[START OF Supplied information]

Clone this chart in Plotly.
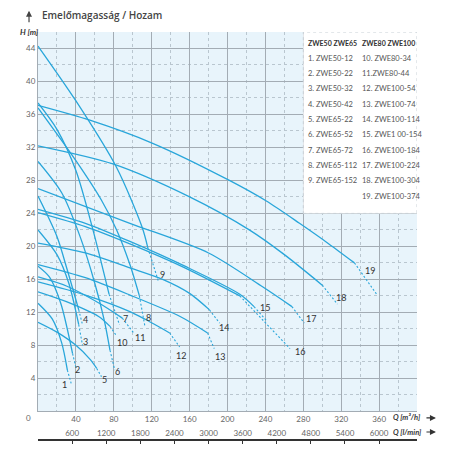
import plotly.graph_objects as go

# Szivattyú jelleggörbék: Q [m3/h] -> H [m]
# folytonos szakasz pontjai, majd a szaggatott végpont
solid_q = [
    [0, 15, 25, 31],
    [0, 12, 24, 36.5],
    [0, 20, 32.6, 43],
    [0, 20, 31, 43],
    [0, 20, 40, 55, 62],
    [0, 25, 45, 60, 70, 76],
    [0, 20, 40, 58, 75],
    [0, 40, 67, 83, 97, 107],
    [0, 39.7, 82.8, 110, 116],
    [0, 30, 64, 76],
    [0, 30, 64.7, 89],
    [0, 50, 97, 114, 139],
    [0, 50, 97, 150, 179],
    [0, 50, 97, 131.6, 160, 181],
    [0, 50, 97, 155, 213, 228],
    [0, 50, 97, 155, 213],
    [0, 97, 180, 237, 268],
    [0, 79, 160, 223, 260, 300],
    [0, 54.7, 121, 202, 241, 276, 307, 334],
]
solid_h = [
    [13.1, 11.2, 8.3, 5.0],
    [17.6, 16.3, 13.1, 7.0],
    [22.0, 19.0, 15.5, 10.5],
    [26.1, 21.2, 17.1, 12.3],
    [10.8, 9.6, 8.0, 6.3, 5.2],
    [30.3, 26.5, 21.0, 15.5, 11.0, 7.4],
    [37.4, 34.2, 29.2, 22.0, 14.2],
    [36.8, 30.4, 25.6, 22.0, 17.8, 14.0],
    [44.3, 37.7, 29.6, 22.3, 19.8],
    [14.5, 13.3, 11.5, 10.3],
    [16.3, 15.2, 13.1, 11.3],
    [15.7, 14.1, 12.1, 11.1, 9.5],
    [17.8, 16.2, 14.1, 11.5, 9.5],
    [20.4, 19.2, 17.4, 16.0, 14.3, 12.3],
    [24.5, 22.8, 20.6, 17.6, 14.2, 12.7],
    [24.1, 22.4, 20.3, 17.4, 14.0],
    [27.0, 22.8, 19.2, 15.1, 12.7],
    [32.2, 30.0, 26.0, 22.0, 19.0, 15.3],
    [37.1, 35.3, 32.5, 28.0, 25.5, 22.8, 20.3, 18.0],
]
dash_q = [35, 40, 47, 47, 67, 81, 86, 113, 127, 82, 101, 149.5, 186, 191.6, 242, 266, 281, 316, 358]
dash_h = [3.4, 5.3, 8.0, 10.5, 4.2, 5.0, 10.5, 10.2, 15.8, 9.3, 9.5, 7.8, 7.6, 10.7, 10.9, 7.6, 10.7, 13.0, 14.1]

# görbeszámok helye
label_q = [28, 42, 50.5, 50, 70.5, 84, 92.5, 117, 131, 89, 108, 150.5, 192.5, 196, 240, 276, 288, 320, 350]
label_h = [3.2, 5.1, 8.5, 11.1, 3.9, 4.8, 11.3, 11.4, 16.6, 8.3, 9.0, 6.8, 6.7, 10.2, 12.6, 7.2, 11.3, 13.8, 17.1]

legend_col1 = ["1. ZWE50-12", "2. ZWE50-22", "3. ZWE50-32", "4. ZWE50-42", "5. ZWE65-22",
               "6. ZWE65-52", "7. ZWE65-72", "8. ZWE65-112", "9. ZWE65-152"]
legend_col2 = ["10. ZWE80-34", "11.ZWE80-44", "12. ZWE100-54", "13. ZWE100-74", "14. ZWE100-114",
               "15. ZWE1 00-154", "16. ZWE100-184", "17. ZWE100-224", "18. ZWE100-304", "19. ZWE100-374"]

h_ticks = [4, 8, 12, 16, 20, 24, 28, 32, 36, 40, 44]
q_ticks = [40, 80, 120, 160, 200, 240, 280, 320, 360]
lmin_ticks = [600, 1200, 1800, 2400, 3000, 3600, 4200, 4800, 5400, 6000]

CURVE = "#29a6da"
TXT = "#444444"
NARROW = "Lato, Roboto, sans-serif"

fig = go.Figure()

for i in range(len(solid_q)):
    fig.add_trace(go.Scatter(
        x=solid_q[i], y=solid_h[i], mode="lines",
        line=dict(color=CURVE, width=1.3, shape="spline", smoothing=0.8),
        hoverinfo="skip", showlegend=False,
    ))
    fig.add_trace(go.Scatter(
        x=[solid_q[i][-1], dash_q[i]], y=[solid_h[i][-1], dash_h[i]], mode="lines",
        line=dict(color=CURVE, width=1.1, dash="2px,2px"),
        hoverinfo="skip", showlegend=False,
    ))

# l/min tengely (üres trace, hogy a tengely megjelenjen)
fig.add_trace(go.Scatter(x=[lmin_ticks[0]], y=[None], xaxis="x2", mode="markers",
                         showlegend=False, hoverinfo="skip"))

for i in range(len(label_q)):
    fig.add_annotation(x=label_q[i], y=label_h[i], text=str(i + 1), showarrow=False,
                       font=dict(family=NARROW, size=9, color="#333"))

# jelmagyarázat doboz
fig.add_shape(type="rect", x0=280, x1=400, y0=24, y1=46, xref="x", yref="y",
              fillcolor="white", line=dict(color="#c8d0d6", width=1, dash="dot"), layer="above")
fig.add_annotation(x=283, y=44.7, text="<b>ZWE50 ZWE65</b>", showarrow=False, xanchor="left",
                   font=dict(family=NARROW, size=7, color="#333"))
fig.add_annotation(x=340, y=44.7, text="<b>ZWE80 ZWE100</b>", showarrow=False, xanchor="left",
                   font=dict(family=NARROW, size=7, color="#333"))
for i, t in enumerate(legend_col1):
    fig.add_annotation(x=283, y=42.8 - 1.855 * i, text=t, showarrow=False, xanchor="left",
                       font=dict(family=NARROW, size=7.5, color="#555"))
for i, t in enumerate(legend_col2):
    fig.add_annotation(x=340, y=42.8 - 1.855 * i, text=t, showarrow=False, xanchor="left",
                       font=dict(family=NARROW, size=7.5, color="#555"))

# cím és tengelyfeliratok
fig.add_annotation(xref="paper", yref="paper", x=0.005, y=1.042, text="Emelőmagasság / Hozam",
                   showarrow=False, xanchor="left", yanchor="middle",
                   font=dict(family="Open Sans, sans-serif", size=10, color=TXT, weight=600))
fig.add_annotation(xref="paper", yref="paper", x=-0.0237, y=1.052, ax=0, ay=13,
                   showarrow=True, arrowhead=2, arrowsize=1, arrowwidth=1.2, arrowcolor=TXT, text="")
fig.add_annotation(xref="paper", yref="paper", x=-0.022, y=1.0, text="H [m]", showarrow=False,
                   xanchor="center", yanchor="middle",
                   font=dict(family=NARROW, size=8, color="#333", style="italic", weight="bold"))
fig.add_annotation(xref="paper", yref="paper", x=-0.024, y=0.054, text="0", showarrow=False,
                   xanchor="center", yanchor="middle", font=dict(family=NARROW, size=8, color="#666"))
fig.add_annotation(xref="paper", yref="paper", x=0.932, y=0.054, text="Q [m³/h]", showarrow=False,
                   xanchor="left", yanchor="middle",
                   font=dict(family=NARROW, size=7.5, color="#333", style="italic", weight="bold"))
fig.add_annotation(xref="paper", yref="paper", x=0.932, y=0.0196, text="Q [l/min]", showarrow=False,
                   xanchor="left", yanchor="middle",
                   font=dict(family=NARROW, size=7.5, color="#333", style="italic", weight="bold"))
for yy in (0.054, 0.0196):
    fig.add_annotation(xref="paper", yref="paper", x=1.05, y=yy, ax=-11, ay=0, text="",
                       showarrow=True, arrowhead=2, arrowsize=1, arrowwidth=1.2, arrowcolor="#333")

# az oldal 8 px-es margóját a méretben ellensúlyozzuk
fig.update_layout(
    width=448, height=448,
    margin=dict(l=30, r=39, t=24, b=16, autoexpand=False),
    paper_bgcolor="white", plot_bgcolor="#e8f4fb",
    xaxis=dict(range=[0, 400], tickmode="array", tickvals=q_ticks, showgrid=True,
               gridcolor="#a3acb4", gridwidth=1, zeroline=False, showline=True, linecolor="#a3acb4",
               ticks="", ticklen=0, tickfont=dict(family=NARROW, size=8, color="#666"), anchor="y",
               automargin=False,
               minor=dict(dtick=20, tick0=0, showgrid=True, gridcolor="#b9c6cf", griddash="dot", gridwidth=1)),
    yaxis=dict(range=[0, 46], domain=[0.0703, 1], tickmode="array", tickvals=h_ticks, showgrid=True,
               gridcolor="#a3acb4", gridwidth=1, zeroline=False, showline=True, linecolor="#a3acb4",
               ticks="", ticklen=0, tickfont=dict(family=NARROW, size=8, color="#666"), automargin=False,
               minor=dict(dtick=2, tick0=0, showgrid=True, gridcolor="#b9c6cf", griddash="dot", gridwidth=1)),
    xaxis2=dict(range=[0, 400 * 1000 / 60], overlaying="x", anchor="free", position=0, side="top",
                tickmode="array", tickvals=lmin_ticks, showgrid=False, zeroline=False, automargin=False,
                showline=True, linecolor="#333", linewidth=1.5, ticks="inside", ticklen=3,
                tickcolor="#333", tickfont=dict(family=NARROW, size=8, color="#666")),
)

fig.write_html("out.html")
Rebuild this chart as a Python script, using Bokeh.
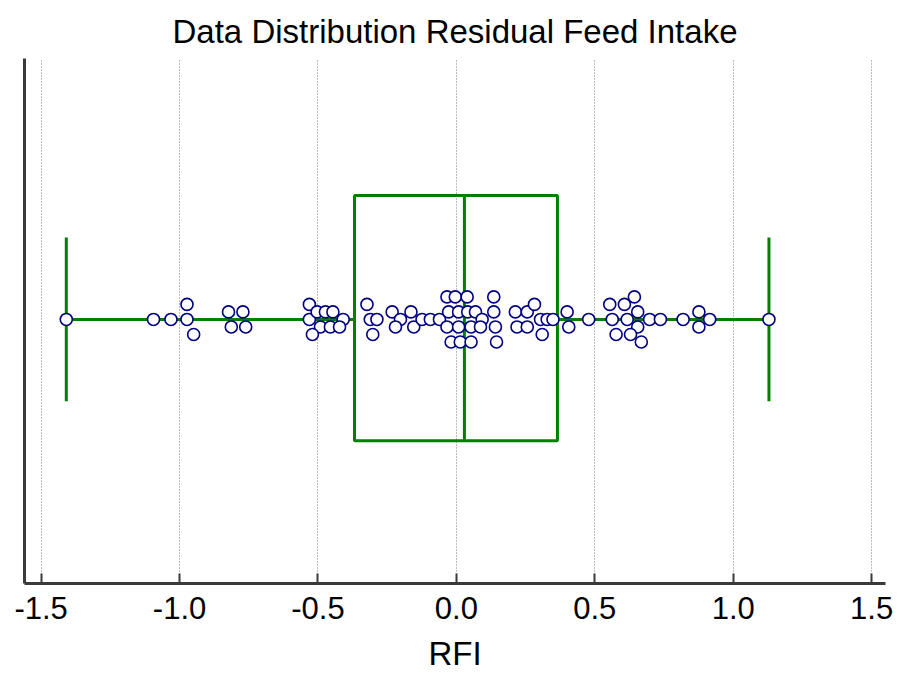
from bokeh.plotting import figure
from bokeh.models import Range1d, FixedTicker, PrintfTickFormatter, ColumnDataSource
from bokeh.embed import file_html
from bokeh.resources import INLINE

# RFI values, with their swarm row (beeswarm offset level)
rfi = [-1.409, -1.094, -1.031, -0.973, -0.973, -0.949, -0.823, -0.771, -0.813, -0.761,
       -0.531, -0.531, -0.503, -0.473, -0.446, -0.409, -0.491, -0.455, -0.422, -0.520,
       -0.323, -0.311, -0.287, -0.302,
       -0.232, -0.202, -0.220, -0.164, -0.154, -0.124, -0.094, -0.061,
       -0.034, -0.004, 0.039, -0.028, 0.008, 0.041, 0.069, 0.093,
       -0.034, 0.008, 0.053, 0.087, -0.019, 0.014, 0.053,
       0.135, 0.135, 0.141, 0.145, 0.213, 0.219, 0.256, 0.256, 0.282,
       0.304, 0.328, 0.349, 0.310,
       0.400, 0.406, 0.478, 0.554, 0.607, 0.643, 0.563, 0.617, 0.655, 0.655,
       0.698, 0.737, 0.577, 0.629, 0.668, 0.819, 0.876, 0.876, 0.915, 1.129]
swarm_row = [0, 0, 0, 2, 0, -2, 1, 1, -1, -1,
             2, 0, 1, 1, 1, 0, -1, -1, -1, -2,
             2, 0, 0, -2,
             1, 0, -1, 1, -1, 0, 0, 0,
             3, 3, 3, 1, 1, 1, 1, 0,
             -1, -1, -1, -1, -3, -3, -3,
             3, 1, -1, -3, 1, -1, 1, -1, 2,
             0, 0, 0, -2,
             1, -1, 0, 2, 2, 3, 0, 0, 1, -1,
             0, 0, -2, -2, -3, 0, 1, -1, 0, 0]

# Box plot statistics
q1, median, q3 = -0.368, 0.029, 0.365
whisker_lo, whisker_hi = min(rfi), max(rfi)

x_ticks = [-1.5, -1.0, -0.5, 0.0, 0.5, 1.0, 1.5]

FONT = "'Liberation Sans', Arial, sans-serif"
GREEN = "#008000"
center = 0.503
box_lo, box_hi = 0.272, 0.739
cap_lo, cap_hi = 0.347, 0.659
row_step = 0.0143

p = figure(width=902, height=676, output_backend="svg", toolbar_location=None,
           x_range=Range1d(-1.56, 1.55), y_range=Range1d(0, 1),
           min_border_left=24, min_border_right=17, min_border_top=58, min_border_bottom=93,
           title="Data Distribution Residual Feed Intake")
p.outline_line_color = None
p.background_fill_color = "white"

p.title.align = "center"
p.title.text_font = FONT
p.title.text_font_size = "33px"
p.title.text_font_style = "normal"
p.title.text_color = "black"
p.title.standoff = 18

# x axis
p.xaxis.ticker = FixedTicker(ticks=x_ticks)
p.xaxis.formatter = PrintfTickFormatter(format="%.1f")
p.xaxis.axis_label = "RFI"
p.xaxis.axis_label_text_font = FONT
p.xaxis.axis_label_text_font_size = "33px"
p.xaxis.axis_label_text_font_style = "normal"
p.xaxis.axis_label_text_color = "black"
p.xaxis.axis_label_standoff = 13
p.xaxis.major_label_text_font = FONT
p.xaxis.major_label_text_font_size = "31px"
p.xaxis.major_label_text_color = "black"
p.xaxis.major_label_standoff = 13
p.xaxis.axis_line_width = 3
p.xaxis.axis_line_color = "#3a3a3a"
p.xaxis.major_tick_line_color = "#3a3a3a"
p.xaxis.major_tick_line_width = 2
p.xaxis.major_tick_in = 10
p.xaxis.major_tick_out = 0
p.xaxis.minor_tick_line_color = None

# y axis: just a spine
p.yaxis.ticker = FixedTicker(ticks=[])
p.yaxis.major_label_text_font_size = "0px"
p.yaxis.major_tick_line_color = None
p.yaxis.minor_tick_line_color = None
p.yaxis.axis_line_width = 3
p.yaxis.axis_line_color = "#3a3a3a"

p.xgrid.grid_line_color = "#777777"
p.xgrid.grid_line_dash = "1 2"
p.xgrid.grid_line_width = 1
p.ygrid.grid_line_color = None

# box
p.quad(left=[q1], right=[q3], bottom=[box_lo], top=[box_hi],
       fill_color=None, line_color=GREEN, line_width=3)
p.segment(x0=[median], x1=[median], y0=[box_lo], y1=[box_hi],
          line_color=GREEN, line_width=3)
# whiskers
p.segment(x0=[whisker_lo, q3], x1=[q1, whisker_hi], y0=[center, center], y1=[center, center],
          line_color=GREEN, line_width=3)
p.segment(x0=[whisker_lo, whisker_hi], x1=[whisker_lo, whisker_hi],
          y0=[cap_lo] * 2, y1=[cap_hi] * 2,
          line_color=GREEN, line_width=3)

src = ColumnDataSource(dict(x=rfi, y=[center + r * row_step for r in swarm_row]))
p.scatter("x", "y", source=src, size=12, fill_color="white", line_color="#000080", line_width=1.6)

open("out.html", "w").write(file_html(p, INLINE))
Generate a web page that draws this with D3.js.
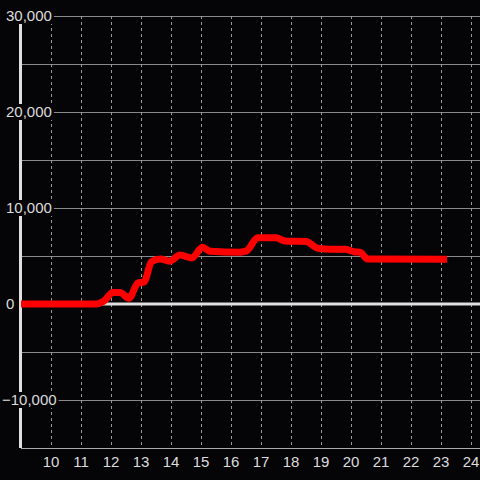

[END OF Supplied information]

### [Task instructions]
Without the pictures, write out the lines from the beginning of the entries through the line with "import plotly.graph_objects as go".

### [Answer to the task]
Clone this chart in Plotly.
import plotly.graph_objects as go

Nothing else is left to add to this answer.